• On 1 January “we will lay the first stone of our transformation. We will take the first step towards a New Valencian Renaissance”. Ximo Puig.

The ‘president’ of the Generalitat, Ximo Puig, chose to say goodbye to 2020, the “most difficult” year, at the historic headquarters of the University of Valencia, in Calla La Nau, to emphasise the importance of science, education and of Europe, and the essence of the thought of the humanist Lluís Vives, whose statue is precisely in the cloister of the institution.

This is the third time that Puig has addressed Valencians on New Year’s Eve from outside the Palau de la Generalitat after Orihuela (Alicante), at the birthplace of the poet Miguel Hernández and the Cabriel Valley, a natural area declared a biosphere reserve by Uncesco.

Puig despide el “año fatídico” con la vista puesta en la década “más decisiva” y animando a “ponernos en pie y despegar”

Puig dismissed 2020 as a “fateful” year, the “most difficult” of our life, but with an eye on the hope that opens with the vaccine and in the “most decisive” decade to come, where he claims that it is time for “management, efficiency and ‘optimism'”, and in which, as he has said, Valencians “do not just want to get up” after the pandemic but “rise and take off.”

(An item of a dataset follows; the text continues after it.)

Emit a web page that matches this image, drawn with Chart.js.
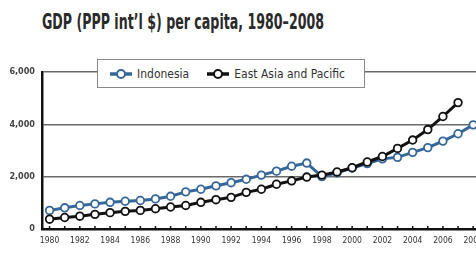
<!DOCTYPE html>
<html>
<head>
<meta charset="utf-8">
<script src="https://cdn.jsdelivr.net/npm/chart.js@4/dist/chart.umd.min.js"></script>
<style>
  html, body { margin: 0; padding: 0; background: #fff; width: 476px; height: 253px; overflow: hidden; }
  #wrap { position: relative; width: 476px; height: 253px; overflow: hidden; }
  #title { position: absolute; left: 42px; top: 9px; font-family: "DejaVu Sans Condensed", "DejaVu Sans", sans-serif; font-weight: bold; font-size: 21px; line-height: 26px; color: #2a2a2a; white-space: nowrap; transform-origin: 0 0; }
  #cv { position: absolute; left: 0; top: 0; }
  #legend { position: absolute; left: 97px; top: 59px; width: 268px; height: 29px; background: #fff; border: 1.5px solid #8a8a8a; box-sizing: border-box; font-family: "DejaVu Sans Condensed", "DejaVu Sans", sans-serif; font-size: 12px; color: #333; display: flex; align-items: center; }
  .item { display: flex; align-items: center; margin-left: 12px; }
  .item + .item { margin-left: 18px; }
  .item svg { margin-right: 5px; }
</style>
</head>
<body>
<div id="wrap">
  <div id="title">GDP (PPP int’l $) per capita, 1980–2008</div>
  <canvas id="cv" width="490" height="253"></canvas>
  <div id="legend"></div>
</div>
<script>
const years = ['1980','1981','1982','1983','1984','1985','1986','1987','1988','1989','1990','1991','1992','1993','1994','1995','1996','1997','1998','1999','2000','2001','2002','2003','2004','2005','2006','2007','2008'];
const indonesia = [710, 810, 900, 960, 1020, 1060, 1090, 1150, 1250, 1420, 1520, 1650, 1770, 1900, 2060, 2210, 2400, 2520, 2000, 2150, 2330, 2500, 2680, 2740, 2930, 3110, 3360, 3640, 3980];
const eastAsia = [375, 440, 490, 560, 625, 675, 710, 775, 840, 900, 1020, 1120, 1210, 1400, 1520, 1710, 1840, 1985, 2060, 2180, 2340, 2560, 2770, 3080, 3400, 3800, 4300, 4830, null];
const yTicks = [0, 2000, 4000, 6000];
const seriesNames = ['Indonesia', 'East Asia and Pacific'];
const seriesColors = ['#35679a', '#111111'];

const fontFam = '"DejaVu Sans Condensed", "DejaVu Sans", sans-serif';

// title: condensed to the reference width
const t = document.getElementById('title');
const tw = t.getBoundingClientRect().width;
t.style.transform = 'scaleX(' + (282 / tw) + ')';

// legend (HTML)
const lg = document.getElementById('legend');
seriesNames.forEach((n, i) => {
  const d = document.createElement('div');
  d.className = 'item';
  d.innerHTML = '<svg width="22" height="12"><line x1="0" y1="6" x2="22" y2="6" stroke="' + seriesColors[i] + '" stroke-width="3.5"/><circle cx="11" cy="6" r="4" fill="#fff" stroke="' + seriesColors[i] + '" stroke-width="2"/></svg><span>' + n + '</span>';
  lg.appendChild(d);
});

const upTicks = {
  id: 'upTicks',
  afterDatasetsDraw(chart) {
    const x = chart.scales.x, ctx = chart.ctx, b = chart.chartArea.bottom;
    ctx.save();
    ctx.strokeStyle = '#111';
    ctx.lineWidth = 1.5;
    years.forEach((y, i) => {
      const px = x.getPixelForValue(i);
      ctx.beginPath(); ctx.moveTo(px, b); ctx.lineTo(px, b - 3); ctx.stroke();
    });
    ctx.restore();
  }
};

new Chart(document.getElementById('cv'), {
  type: 'line',
  data: {
    labels: years,
    datasets: [
      { label: seriesNames[1], data: eastAsia, borderColor: seriesColors[1], borderWidth: 3,
        pointRadius: 3.8, pointBorderWidth: 1.8, pointBackgroundColor: '#fff', pointBorderColor: seriesColors[1], tension: 0 },
      { label: seriesNames[0], data: indonesia, borderColor: seriesColors[0], borderWidth: 3,
        pointRadius: 3.8, pointBorderWidth: 1.8, pointBackgroundColor: '#fff', pointBorderColor: seriesColors[0], tension: 0 }
    ]
  },
  options: {
    responsive: false,
    animation: false,
    devicePixelRatio: 1,
    layout: { padding: { top: 72, right: 4, left: 0, bottom: 0 } },
    plugins: { legend: { display: false }, title: { display: false }, tooltip: { enabled: false } },
    scales: {
      x: {
        type: 'category',
        offset: true,
        grid: { display: false, drawTicks: false },
        border: { display: true, color: '#111', width: 2.5 },
        ticks: {
          autoSkip: false, maxRotation: 0, padding: 7,
          font: { family: fontFam, size: 8.5 }, color: '#333',
          callback: function(v, i) { return i % 2 === 0 ? years[i] : ''; }
        },
        afterFit: s => { s.height = 24; }
      },
      y: {
        min: 0, max: 6000,
        afterBuildTicks: s => { s.ticks = yTicks.map(v => ({ value: v })); },
        grid: { color: '#6a6a6a', lineWidth: c => c.tick && c.tick.value === 0 ? 0 : 1.6, drawTicks: false },
        border: { display: true, color: '#111', width: 2.5 },
        ticks: {
          padding: 7,
          font: { family: fontFam, size: 9, weight: 'bold' }, color: '#444',
          callback: v => v.toLocaleString('en-US')
        },
        afterFit: s => { s.width = 42; }
      }
    }
  },
  plugins: [upTicks]
});
</script>
</body>
</html>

He remembered the dead and sick from the coronavirus, the “sadness” of these months and he has shared his “affection and a heartfelt hug” with the 2,800 Valencian families who have lost a loved one.

He also thanked the effort that Valencian society is making, a people that have proven to be immensely strong, prudent and determined”.

The priority, in these difficult months ahead, is to save lives, save jobs and save families. We are facing a historic opportunity to achieve it,” he said.

“The most worrisome”, together with health, is job creation but, for this, the Valencian Community will receive from Europe “five times more resources in the next just 3 years, than all the European funds we have received in the last decade and a half “.

“It is an unprecedented situation,” said Puig, who argued that it should translate into the creation of 90,000 jobs in the next three years in the Valencian Community, which will be quality jobs associated with knowledge, the new industry, the sustainability of new energies and digitization.

Therefore, he predicted that, starting from 1 January “we will lay the first stone of our transformation. We will take the first step towards a New Valencian Renaissance”.